How Björk’s ‘Post’ embraced club culture to create pop perfection

How Björk’s ‘Post’ embraced club culture to create pop perfection

Björk may have arrived as a solo artist with ‘Debut’, but she blossomed into a star with ‘Post’, a deeper, bolder and even more perfectly poised album than her first. Released on 13th June 1995, ‘Post’ was the record that made Björk into Björk. Drawing from a dizzying array of sounds and styles, and from the energy of London’s club culture, it cemented her place in the musical firmament.

It sometimes feels like you could find the whole musical world in ‘Post’. You want slamming industrial pop?
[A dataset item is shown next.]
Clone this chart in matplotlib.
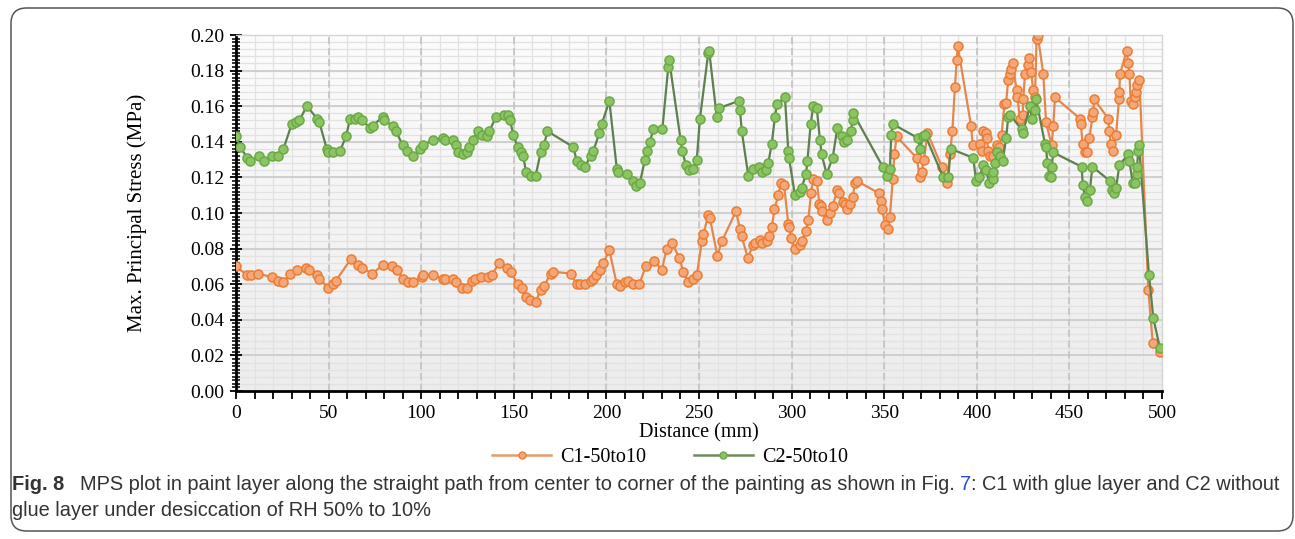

Try the brutal album opener ‘Army of Me’. Contemplative IDM with a jubilant conclusion? There’s ‘Hyperballad’. A cinematic trip-hop slow burn? Go for ‘The Modern Things’. A big band jazz classic that will effortlessly become an enormous hit? Look no further than ‘It’s Oh So Quiet’. And that’s just the first four songs.

Bristol producer Mun Sing, aka Harry Wright, who has DJ’d with Björk at club nights in New York and Reykjavík at her invitation, was first introduced to the artist’s work when he discovered a ‘Post’ cassette in his parents’ house as a child. “I thought it was amazing,” he says. “The first two songs, ‘Army of Me’ into ‘Hyperballad’, I thought it was just pretty crazy. It had this euphoric thing to it, and by the time you get to ‘It’s Oh So Quiet’, you’re like, how did we end up here?”

Six singles were released from ‘Post’: ‘Army of Me’, ‘Isobel’, ‘It’s Oh So Quiet’, ‘Hyperballad’, ‘Possibly Maybe’ and ‘I Miss You’. Really though, there could have been more. It’s a mark of the incredible confidence and poise that Björk harnessed to create it. This is not an album that doubts; it is an album that does, utterly sure of its own ability, each creative choice perfectly correct. It’s as though ‘Post’ was discovered rather than written, like the “modern things” in the song of the same name were just waiting there in the mountain, ready to be found.